The new all-time highs of the stock market seem to be out of the question for a while. With today’s price action, the stock market flashes sell signal more and more. This could morph into a deeper correction (5% only, or in the worst-case scenario 10%) and we may see this market slide back to $3,966 as originally anticipated.
 

The market flashes sell, sell, sell

 
At first, we saw a significant recovery from the 50-day moving average but then today, everything changed again.

Here is why I think the market flashes the sell signal:
 

  1. We bounced down from a short-term consolidation resistance (the thin short, dark horizontal line that I marked on the chart as a flag that has morphed into a horizontal channel).
  2. We also bounced down off of the significant major upward trending trend line (the magenta thick line).
  3. We reached the midpoint of the new megaphone pattern and bounced down, confirming the megaphone pattern being still in play and having a significant downward pressure on the market
  4. We are creating lower highs (the blue circles).

 

SPX market flashes sell
 

All these levels and occurrences, if you will, are bearish. They all point to more selling. And there are significant pressures out there that can play against each other.

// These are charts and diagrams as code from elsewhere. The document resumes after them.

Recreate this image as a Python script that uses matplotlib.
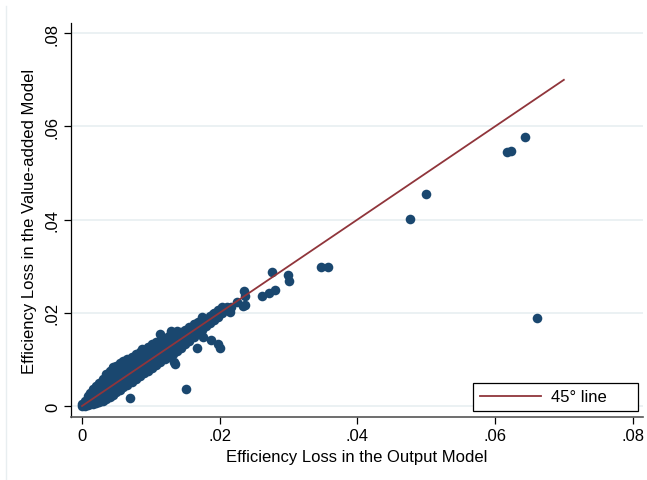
import matplotlib
matplotlib.use("Agg")
import matplotlib.pyplot as plt
from matplotlib.lines import Line2D

plt.rcParams['font.family'] = ['Liberation Sans', 'DejaVu Sans']

# dense band near the origin (output model loss, value-added model loss)
band_x = [0.0000, 0.0000,
          0.0004, 0.0004,
          0.0008, 0.0008, 0.0008,
          0.0012, 0.0012, 0.0012,
          0.0016, 0.0016, 0.0016, 0.0016,
          0.0020, 0.0020, 0.0020, 0.0020,
          0.0025, 0.0025, 0.0025, 0.0025, 0.0025,
          0.0030, 0.0030, 0.0030, 0.0030, 0.0030,
          0.0035, 0.0035, 0.0035, 0.0035, 0.0035, 0.0035,
          0.0040, 0.0040, 0.0040, 0.0040, 0.0040, 0.0040,
          0.0045, 0.0045, 0.0045, 0.0045, 0.0045, 0.0045,
          0.0050, 0.0050, 0.0050, 0.0050, 0.0050, 0.0050,
          0.0055, 0.0055, 0.0055, 0.0055, 0.0055, 0.0055,
          0.0060, 0.0060, 0.0060, 0.0060, 0.0060, 0.0060,
          0.0066, 0.0066, 0.0066, 0.0066, 0.0066, 0.0066,
          0.0072, 0.0072, 0.0072, 0.0072, 0.0072, 0.0072,
          0.0078, 0.0078, 0.0078, 0.0078, 0.0078, 0.0078,
          0.0084, 0.0084, 0.0084, 0.0084, 0.0084, 0.0084,
          0.0090, 0.0090, 0.0090, 0.0090, 0.0090, 0.0090,
          0.0096, 0.0096, 0.0096, 0.0096, 0.0096, 0.0096,
          0.0102, 0.0102, 0.0102, 0.0102, 0.0102, 0.0102,
          0.0108, 0.0108, 0.0108, 0.0108, 0.0108, 0.0108,
          0.0114, 0.0114, 0.0114, 0.0114, 0.0114,
          0.0120, 0.0120, 0.0120, 0.0120, 0.0120,
          0.0126, 0.0126, 0.0126, 0.0126, 0.0126,
          0.0132, 0.0132, 0.0132, 0.0132, 0.0132,
          0.0138, 0.0138, 0.0138, 0.0138, 0.0138,
          0.0144, 0.0144, 0.0144, 0.0144,
          0.0150, 0.0150, 0.0150, 0.0150,
          0.0156, 0.0156, 0.0156, 0.0156,
          0.0162, 0.0162, 0.0162, 0.0162,
          0.0168, 0.0168, 0.0168, 0.0168,
          0.0174, 0.0174, 0.0174, 0.0174,
          0.0180, 0.0180, 0.0180,
          0.0186, 0.0186, 0.0186,
          0.0192, 0.0192, 0.0192,
          0.0198, 0.0198, 0.0198,
          0.0204, 0.0204,
          0.0210, 0.0210,
          0.0216]
band_y = [0.0000, 0.0004,
          0.0001, 0.0010,
          0.0003, 0.0012, 0.0021,
          0.0004, 0.0015, 0.0028,
          0.0005, 0.0016, 0.0027, 0.0036,
          0.0007, 0.0018, 0.0030, 0.0042,
          0.0008, 0.0019, 0.0031, 0.0042, 0.0050,
          0.0011, 0.0022, 0.0034, 0.0046, 0.0058,
          0.0014, 0.0026, 0.0038, 0.0050, 0.0062, 0.0068,
          0.0019, 0.0030, 0.0042, 0.0054, 0.0066, 0.0076,
          0.0024, 0.0035, 0.0047, 0.0059, 0.0071, 0.0081,
          0.0029, 0.0040, 0.0052, 0.0064, 0.0076, 0.0086,
          0.0034, 0.0045, 0.0057, 0.0069, 0.0081, 0.0092,
          0.0040, 0.0051, 0.0062, 0.0073, 0.0085, 0.0097,
          0.0046, 0.0057, 0.0068, 0.0079, 0.0090, 0.0101,
          0.0052, 0.0063, 0.0074, 0.0085, 0.0096, 0.0105,
          0.0058, 0.0069, 0.0080, 0.0091, 0.0102, 0.0111,
          0.0064, 0.0075, 0.0086, 0.0097, 0.0108, 0.0116,
          0.0070, 0.0081, 0.0092, 0.0103, 0.0114, 0.0121,
          0.0076, 0.0087, 0.0098, 0.0109, 0.0120, 0.0127,
          0.0082, 0.0093, 0.0104, 0.0115, 0.0126, 0.0132,
          0.0088, 0.0099, 0.0110, 0.0121, 0.0132, 0.0138,
          0.0094, 0.0105, 0.0116, 0.0127, 0.0140,
          0.0100, 0.0111, 0.0122, 0.0133, 0.0145,
          0.0106, 0.0117, 0.0128, 0.0139, 0.0150,
          0.0112, 0.0123, 0.0134, 0.0145, 0.0155,
          0.0118, 0.0129, 0.0140, 0.0151, 0.0160,
          0.0125, 0.0136, 0.0147, 0.0158,
          0.0132, 0.0143, 0.0154, 0.0164,
          0.0140, 0.0151, 0.0161, 0.0170,
          0.0148, 0.0159, 0.0168, 0.0176,
          0.0156, 0.0166, 0.0175, 0.0181,
          0.0163, 0.0172, 0.0180, 0.0187,
          0.0171, 0.0179, 0.0187,
          0.0178, 0.0186, 0.0193,
          0.0185, 0.0193, 0.0199,
          0.0192, 0.0200, 0.0206,
          0.0199, 0.0207,
          0.0206, 0.0213,
          0.0212]

# scattered points away from the band
out_x = [0.0113, 0.0130, 0.0135, 0.0133, 0.0151, 0.0069, 0.0045, 0.0087,
         0.0176, 0.0188, 0.0198, 0.0200, 0.0167, 0.0142, 0.0164, 0.0174,
         0.0191, 0.0203, 0.0215, 0.0225, 0.0237, 0.0234, 0.0236, 0.0237,
         0.0261, 0.0271, 0.0280, 0.0276, 0.0299, 0.0300, 0.0347, 0.0358,
         0.0477, 0.0500, 0.0617, 0.0623, 0.0643, 0.0661]
out_y = [0.0155, 0.0162, 0.0091, 0.0094, 0.0037, 0.0018, 0.0084, 0.0123,
         0.0148, 0.0141, 0.0134, 0.0124, 0.0124, 0.0127, 0.0176, 0.0191,
         0.0198, 0.0212, 0.0201, 0.0223, 0.0216, 0.0214, 0.0247, 0.0237,
         0.0236, 0.0243, 0.0248, 0.0287, 0.0281, 0.0269, 0.0298, 0.0298,
         0.0401, 0.0455, 0.0545, 0.0548, 0.0578, 0.0189]

line_x = [0, 0.07]
line_y = [0, 0.07]

ticks = [0, 0.02, 0.04, 0.06, 0.08]
tick_labels = ['0', '.02', '.04', '.06', '.08']

navy = '#1a476f'
maroon = '#90353b'

fig = plt.figure(figsize=(6.47, 4.81), dpi=100)
ax = fig.add_axes([71/647, (481-418)/481, (643-71)/647, (418-24)/481])

for t in ticks:
    ax.axhline(t, color='#e8eff1', lw=1.2, zorder=0)

ax.scatter(band_x + out_x, band_y + out_y, s=48, color=navy,
           edgecolors=navy, linewidths=0, zorder=2)
ax.plot(line_x, line_y, color=maroon, lw=1.3, zorder=3, label='45° line')

ax.set_xlim(-0.0016, 0.0815)
ax.set_ylim(-0.00236, 0.0822)
ax.set_xticks(ticks)
ax.set_xticklabels(tick_labels)
ax.set_yticks(ticks)
ax.set_yticklabels(tick_labels, rotation=90, va='center')
ax.tick_params(axis='both', labelsize=12, length=5, width=0.9, direction='out', pad=3)

ax.spines['top'].set_visible(False)
ax.spines['right'].set_visible(False)
ax.spines['left'].set_color('black')
ax.spines['left'].set_linewidth(0.9)
ax.spines['bottom'].set_color('#555555')
ax.spines['bottom'].set_linewidth(1.2)

ax.set_xlabel('Efficiency Loss in the Output Model', fontsize=12, labelpad=4)
ax.set_ylabel('Efficiency Loss in the Value-added Model', fontsize=12, labelpad=6)

leg = ax.legend(loc='lower left', mode='expand', borderaxespad=0,
                bbox_to_anchor=((473-71)/572, 6/394, 165/572, 30/394),
                fontsize=12, handlelength=3.7, handletextpad=0.6,
                fancybox=False, framealpha=1, edgecolor='black')
leg.get_frame().set_linewidth(0.9)

# faint outer graph border on the left
fig.add_artist(Line2D([6/647, 6/647], [0, (481-7)/481], transform=fig.transFigure,
                      color='#e8eef0', lw=1))

fig.savefig('out.png', dpi=100)
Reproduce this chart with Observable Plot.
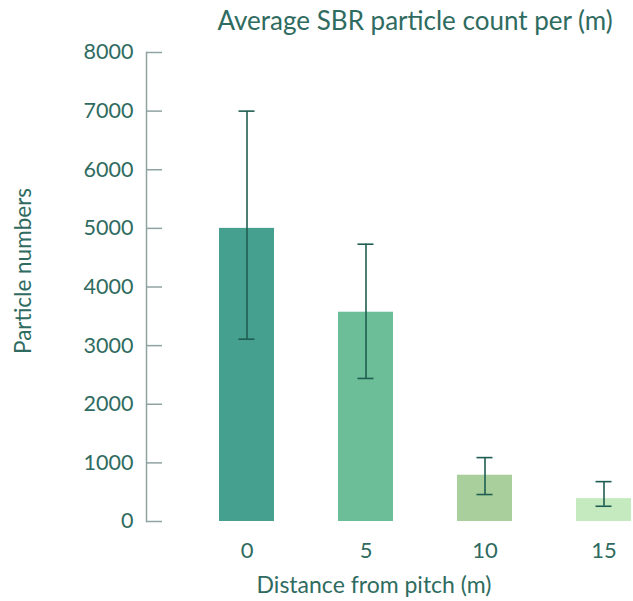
<!DOCTYPE html>
<html>
<head>
<meta charset="utf-8">
<script src="https://cdn.jsdelivr.net/npm/d3@7"></script>
<script src="https://cdn.jsdelivr.net/npm/@observablehq/plot@0.6"></script>
<style>
  body { margin: 0; background: #ffffff; }
  #chart svg { display: block; }
</style>
</head>
<body>
<div id="chart"></div>
<script>
// Average SBR particle counts by distance from the pitch, with error ranges
const distances = ["0", "5", "10", "15"];
const meanCounts = [5000, 3570, 790, 390];
const upperCounts = [7000, 4730, 1090, 680];
const lowerCounts = [3110, 2440, 460, 260];
const barColors = ["#46a08f", "#6cbe98", "#a9cf9c", "#c5eac0"];
const yTicks = [0, 1000, 2000, 3000, 4000, 5000, 6000, 7000, 8000];

const titleText = "Average SBR particle count per (m)";
const xLabel = "Distance from pitch (m)";
const yLabel = "Particle numbers";

const rows = distances.map((d, i) => ({
  distance: d,
  mean: meanCounts[i],
  hi: upperCounts[i],
  lo: lowerCounts[i],
  color: barColors[i]
}));

const textColor = "#2f6b60";
const axisColor = "#8fa3a0";
const errColor = "#1f5e51";

const W = 633, H = 601;
const mL = 146, mR = 0, mT = 52, mB = 80;
const frameW = W - mL - mR;

const chart = Plot.plot({
  width: W,
  height: H,
  marginLeft: mL,
  marginRight: mR,
  marginTop: mT,
  marginBottom: mB,
  style: { fontFamily: "Lato, sans-serif", fontSize: "21px", color: textColor, background: "#ffffff" },
  x: { domain: distances, range: [152.6, 697.4], padding: 0.54 },
  y: { domain: [0, 8000] },
  marks: [
    Plot.barY(rows, { x: "distance", y: "mean", fill: "color" }),
    Plot.ruleX(rows, { x: "distance", y1: "lo", y2: "hi", stroke: errColor, strokeWidth: 1.6 }),
    Plot.tickY(rows, { x: "distance", y: "hi", stroke: errColor, strokeWidth: 1.6, insetLeft: 19.5, insetRight: 19.5 }),
    Plot.tickY(rows, { x: "distance", y: "lo", stroke: errColor, strokeWidth: 1.6, insetLeft: 19.5, insetRight: 19.5 }),
    Plot.frame({ anchor: "left", stroke: axisColor, strokeWidth: 1.5 }),
    Plot.ruleY(yTicks, { y: d => d, stroke: axisColor, strokeWidth: 1.5, insetRight: frameW - 16 }),
    Plot.axisY({ ticks: yTicks, tickSize: 0, tickPadding: 13, tickFormat: d => String(d), label: null, fill: textColor, fontSize: 21.5 }),
    Plot.axisX({ tickSize: 0, tickPadding: 21, label: null, fill: textColor, fontSize: 22 }),
    Plot.text([titleText], { frameAnchor: "top-left", textAnchor: "start", lineAnchor: "middle", dx: 71, dy: -31, fill: textColor, fontSize: 26 }),
    Plot.text([yLabel], { frameAnchor: "left", textAnchor: "middle", lineAnchor: "middle", rotate: -90, dx: -123, dy: -16, fill: textColor, fontSize: 22.5 }),
    Plot.text([xLabel], { frameAnchor: "bottom", textAnchor: "middle", lineAnchor: "middle", dx: -16, dy: 64, fill: textColor, fontSize: 23 })
  ]
});

document.getElementById("chart").appendChild(chart);
</script>
</body>
</html>
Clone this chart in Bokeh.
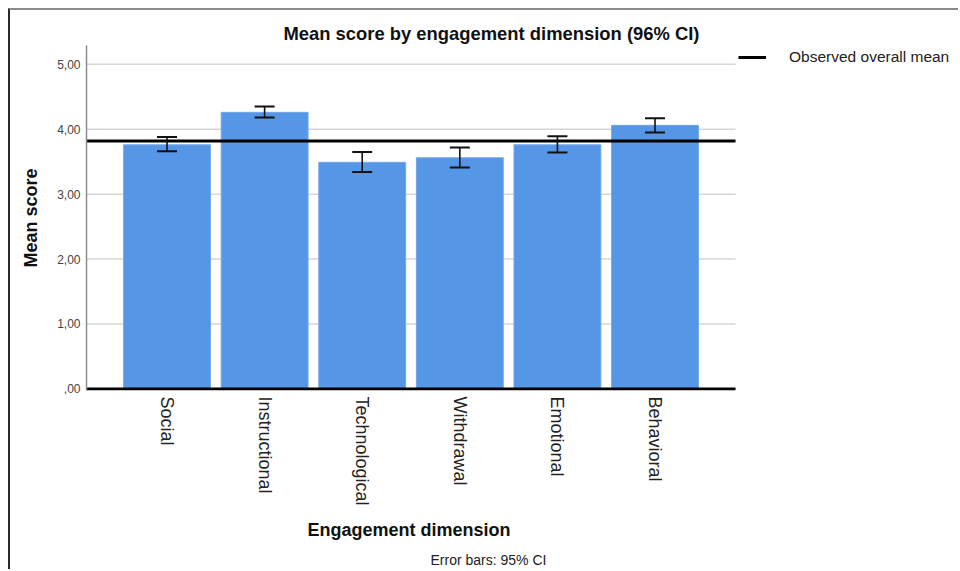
import math
from bokeh.plotting import figure
from bokeh.models import (Range1d, FixedTicker, Whisker, TeeHead, ColumnDataSource, Title,
                          Legend, LegendItem)
from bokeh.embed import file_html
from bokeh.resources import INLINE

categories = ["Social", "Instructional", "Technological", "Withdrawal", "Emotional", "Behavioral"]
means = [3.76, 4.26, 3.49, 3.56, 3.76, 4.06]
ci_low = [3.66, 4.18, 3.34, 3.41, 3.64, 3.95]
ci_high = [3.88, 4.35, 3.65, 3.72, 3.89, 4.17]
overall_mean = 3.82
y_ticks = [0, 1, 2, 3, 4, 5]
y_tick_labels = [",00", "1,00", "2,00", "3,00", "4,00", "5,00"]

FONT = "Liberation Sans"
W, H = 950, 561
PAD = 0.825                     # category padding at each end of the axis
xpos = list(range(len(categories)))
x_lo, x_hi = -PAD, len(categories) - 1 + PAD
src = ColumnDataSource(dict(x=xpos, top=means, lower=ci_low, upper=ci_high))

# frame spans to the right edge so that the legend (inside the frame) is not clipped
frame_px = W - 76
x_end = x_lo + frame_px / 97.6

p = figure(width=W, height=H, output_backend="svg", toolbar_location=None,
           x_range=Range1d(x_lo, x_end),
           y_range=Range1d(-0.025, 5.29),
           min_border_left=76, min_border_right=0, min_border_top=35, min_border_bottom=181)
p.styles = {"border-top": "2px solid #8a8a8a", "border-left": "2px solid #2b2b2b",
            "margin-top": "8px", "margin-left": "8px"}
p.outline_line_color = None
p.background_fill_color = "white"
p.border_fill_color = "white"
p.xgrid.grid_line_color = None
p.ygrid.grid_line_color = None

# title
p.title.text = "Mean score by engagement dimension (96% CI)"
p.title.text_font = FONT
p.title.text_font_size = "18.4px"
p.title.text_font_style = "bold"
p.title.text_color = "#111111"
p.title.align = "left"
p.title.offset = 197
p.title.standoff = 4

# horizontal gridlines limited to the category axis extent
grid_y = y_ticks[1:]
p.segment(x0=[x_lo] * len(grid_y), x1=[x_hi] * len(grid_y), y0=grid_y, y1=grid_y,
          line_color="#d6d6d6", line_width=1.5)

# bars
p.vbar(x="x", top="top", bottom=0, width=0.89, source=src,
       fill_color="#5596e6", line_color="#72a8ec", line_width=1)

# baseline at zero
p.segment(x0=[x_lo], x1=[x_hi], y0=[0], y1=[0], line_color="black", line_width=3)

# overall mean line
mean_r = p.segment(x0=[x_lo], x1=[x_hi], y0=[overall_mean], y1=[overall_mean],
                   line_color="black", line_width=3)

# error bars
w = Whisker(base="x", lower="lower", upper="upper", source=src, level="overlay",
            line_color="#111111", line_width=1.6,
            upper_head=TeeHead(size=20, line_color="#111111", line_width=2),
            lower_head=TeeHead(size=20, line_color="#111111", line_width=2))
p.add_layout(w)

# axes
xa = p.xaxis[0]
xa.ticker = FixedTicker(ticks=xpos)
xa.major_label_overrides = {i: c for i, c in zip(xpos, categories)}
xa.major_label_orientation = -math.pi / 2
xa.major_label_text_font = FONT
xa.major_label_text_font_size = "18px"
xa.major_label_text_color = "#222222"
xa.major_label_standoff = 0
xa.major_tick_line_color = None
xa.minor_tick_line_color = None
xa.axis_line_color = None

ya = p.yaxis[0]
ya.ticker = FixedTicker(ticks=y_ticks)
ya.major_label_overrides = {t: l for t, l in zip(y_ticks, y_tick_labels)}
ya.major_label_text_font = FONT
ya.major_label_text_font_size = "12px"
ya.major_label_text_color = "#444444"
ya.major_label_standoff = 6
ya.major_tick_out = 0
ya.major_tick_in = 0
ya.minor_tick_line_color = None
ya.axis_line_color = "#8c8c8c"
ya.axis_line_width = 1.5
ya.axis_label = "Mean score"
ya.axis_label_text_font = FONT
ya.axis_label_text_font_size = "18px"
ya.axis_label_text_font_style = "bold"
ya.axis_label_text_color = "#111111"
ya.axis_label_standoff = 13

# x axis title (centred under the category area, not the whole frame)
xtitle = Title(text="Engagement dimension", text_font=FONT, text_font_size="18px",
               text_font_style="bold", text_color="#111111", align="left", offset=221, standoff=18)
p.add_layout(xtitle, "below")

# footnote
foot = Title(text="Error bars: 95% CI", text_font=FONT, text_font_size="14px",
             text_font_style="normal", text_color="#222222", align="left", offset=344, standoff=2)
p.add_layout(foot, "below")

# legend at the right, beside the plot area
lg = Legend(items=[LegendItem(label="Observed overall mean", renderers=[mean_r])],
            location=(652, 324), margin=0, padding=0, border_line_color=None,
            background_fill_alpha=0, glyph_width=28, glyph_height=16, label_standoff=23,
            label_text_font=FONT, label_text_font_size="15.5px", label_text_color="#222222")
p.add_layout(lg, "center")

open("out.html", "w").write(file_html(p, INLINE))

One is all the inflationary fears out there that push the market lower, but on the other hand, there is a lot of cash sitting on the sideline which, if deployed, can change everything again. But. And that is a big “but”. Even if we see a correction, that correction will be short-lived. Normally, in an inflationary environment, the stocks perform well and actually grow. But this is not much true for high flying growth stocks. These may suffer. Thus many stocks like CRISP, Tesla, NNDM, and others may be under a pressure, other stocks may actually go higher.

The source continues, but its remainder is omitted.